Some sin - most of it sexual, actually - is superhuman, or is at least functionally and usefully treated as though it were. People are restrained about sex because it is something bright and shining as a sun, and to stare into it with all the wide-eyed candour of the morbid modern is to be addled, blinded and hurt. There are afterimages that become burned into your mind, heart and soul, lingering obstructively before you no matter where you turn your eyes or how furiously you clench them shut again. It unsettles us more to hear that a cherished figure of authority has been conducting an affair - or something like one - than it does to hear that he stole a firetruck or got into a fistfight, for example, because we know, deep within ourselves, that this great man of renown, having sampled the forbidden fruits, really is changed, changed utterly.

There is nothing small or trivial about sex, and no matter how casual we try to make the subject we will forever be incapable of diminishing the effect it has upon us. This is well and proper, of course, but it can be a highly destructive thing in cases like Haggard where tens of thousands of people have received a heavy shock to their established order of reality. This mood of dazed dismay reverberates out across communities all over the country as spirit touches spirit and doubt touches doubt. A man in Cleveland is hesitant in his prayers; a woman in Baltimore is short with her friends. These are small things in a global scheme, but not in a cosmic scheme, if you can accept such a statement. Lots of people are hurting today because one man in a position of authority had a problem. Such is the danger of the great man, but it is a danger we must accept and guard against rather than complain about. The great man is a wholly necessary creature - much like God - and the only alternative to such an aristocracy is mediocrity, which avails no man.
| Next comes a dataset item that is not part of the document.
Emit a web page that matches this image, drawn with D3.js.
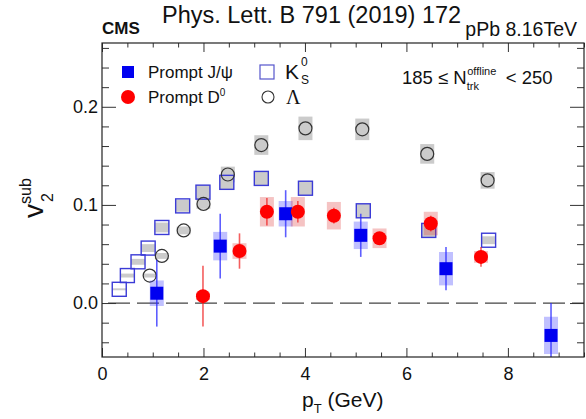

There is a point in there somewhere, but it abides for now. I will close simply by saying, plainly enough, that I pray that Ted Haggard may find peace in his life, reconciliation with God, and the forgiveness of those who love him.

And finally, today (or yesterday, depending on how you're taking this post) is (or was) the fifth of November, so rightly remembered in song and story. I won't even dare to comment on the tangled politics of the affair, as frankly I can't say for sure where my sympathies lie. Just shed a tear for old Guido Fawkes, who was, whatever his moral legitimacy, quite undeniably tortured and led to the gallows for a crime he did not, in fact, manage to commit.

1 comment:

UltraCrepidarian said...

Absolutely brilliant bit, that. "Wide-eyed candor of the morbid modern." Chesterton himself would be proud of that bit.